Imagine trying to communicate with someone who doesn’t understand English. Would you repeatedly shout the information, assuming the person will eventually figure out what you’re trying to say? Of course, the answer is “no.” Instead, you’d ask someone to translate, consult a foreign language dictionary, or take time to learn the language. This same problem arises in families with teenagers.
The language barrier between you and your teenager can be as difficult to bridge as a gaping ravine. While you recognize adolescence as one of the big mysteries of the universe, you still somehow believe that, because you’re speaking “plain English,” your teen should understand—and obey. So you lob big chunks of instructions or advice across the void, hoping the teen will somehow receive, understand, and follow your advice. When your teen does the exact opposite, you grumble, “He (or she) just doesn’t listen to me!”
The gap between parents and teenagers is seldom solely the fault of the teen. If your teen won’t listen, chances are you’re spending too much time slinging words and not enough time receiving them. Instead of shouting across the void, try closing the gap. Build a bridge so you can get up close and personal, and really communicate. Learn what—and who—young people listen to, and the mystery will begin to fade.
If you’re like most parents, you’re not sure how that gap between you and your kid got there in the first place. Ever since your teen was a toddler, you’ve warned him about hot stoves, crossing the street, and running with scissors. A stern “No!” was all it took to steer your child away from danger. Now, the hot stoves have become drugs, sex, and violence. Your first instinct is to just say “No!” even louder. Unfortunately, toddler time-outs and “Simon-says” won’t work anymore.
Teens are learning independence, and they’re making decisions on their own. It’s possible that while you were giving one-sided lectures, your teen was looking for two-sided conversations. If your teen no longer listens, maybe it’s time to change your tone. Stop throwing advice or commands across that gap and start building a bridge.
If you think communication is “talking,” that’s where you need to start. A big part of effective communication is simply listening and being available. Take stock of things you say that change your “benign snippets of conversation” into something your teen considers a direct assault.
Lectures and interrogations often make teens feel inferior, then rebellious. “We need to have a talk,” and “Because I said so” are condescending statements teens rightly resent. Before you ask, “What in the world were you thinking?,” stop for a minute and try figuring out what in the world he was thinking. Viewed from the teen’s perspective, an action that shocked you may not seem quite so outrageous.
Slang can’t be blamed for making the teen/parent language barrier so vast. The problem isn’t caused by nouns, adjectives and verbs; it’s a matter of values and motivations. At the same time, it takes a keen mind and ear to interpret what you’re hearing.
Ask your teen why he makes certain decisions, and he may simply say, “Because it’s cool.”
Translation: “Despite what you think, I’m actually quite rational.
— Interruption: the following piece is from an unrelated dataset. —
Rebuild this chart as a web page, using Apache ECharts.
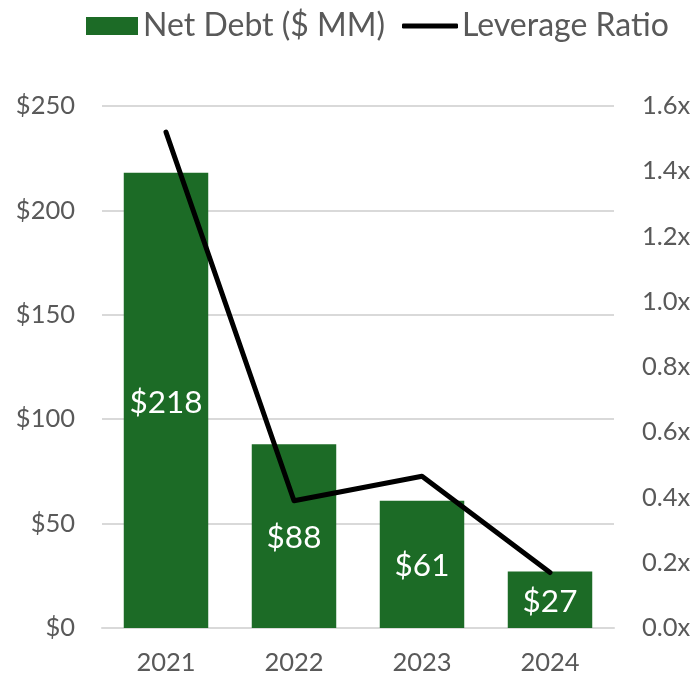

Right now, the values that motivate my decisions are different than yours. Things like fitting in, popularity, and new experiences are more important to me now than they’ll be five years later. All teens feel that way. The things I do now may seem stupid to you, but they make perfect sense to me.”
Ask why your teen listens to his friends’ advice. You’ll hear, “Because they’re cool.”
Translation: “I listen to advice that helps me get what I want—not what you want me to want. I listen to people I trust, and who are experts in things I think are important. Just because you’re older and live under the same roof doesn’t automatically make you an expert. You need to prove yourself and show me some respect. You act a certain way with your friends and your boss. Why can’t you act the same way with me?”
Honestly listen to your teen and you’ll begin to figure out how younger minds work. Be the kind of person a teenager listens to. Seek the kind of credibility in your teenager’s eyes that will allow you to influence his decisions. That doesn’t mean you need to pierce your tongue or ride a motorcycle. It may seem unlikely, but parents can be cool, too.
Take things one step at a time. Your bridge needn’t start as a massive exchange of emotions and thoughts. Have conversations where there isn’t a planned objective. Don’t always have point you’re trying to get across. If you can’t comfortably be in a room together unless the TV or radio is on, fix that first. Work on a project side by side. Learn to laugh together before dealing with more serious topics. Learn how your teen thinks and what interests him. Tell him how you feel about things—even things that scare you. Be blunt. Be honest. Most important: be available.
Building a bridge across the parent/teen gap isn’t a quick fix. You can’t accomplish it in three steps, and you won’t necessarily see results in 14 days. There’s no money-back guarantee. When all is said and done, some bridges will be built of strong granite, while others will resemble a rickety Boy Scout rope bridge.
Once your bridge is built, however, it will no longer be necessary to push large chunks of advice across. A properly constructed bridge means continuing, two-way communication. That’s the real key to understanding—and being understood.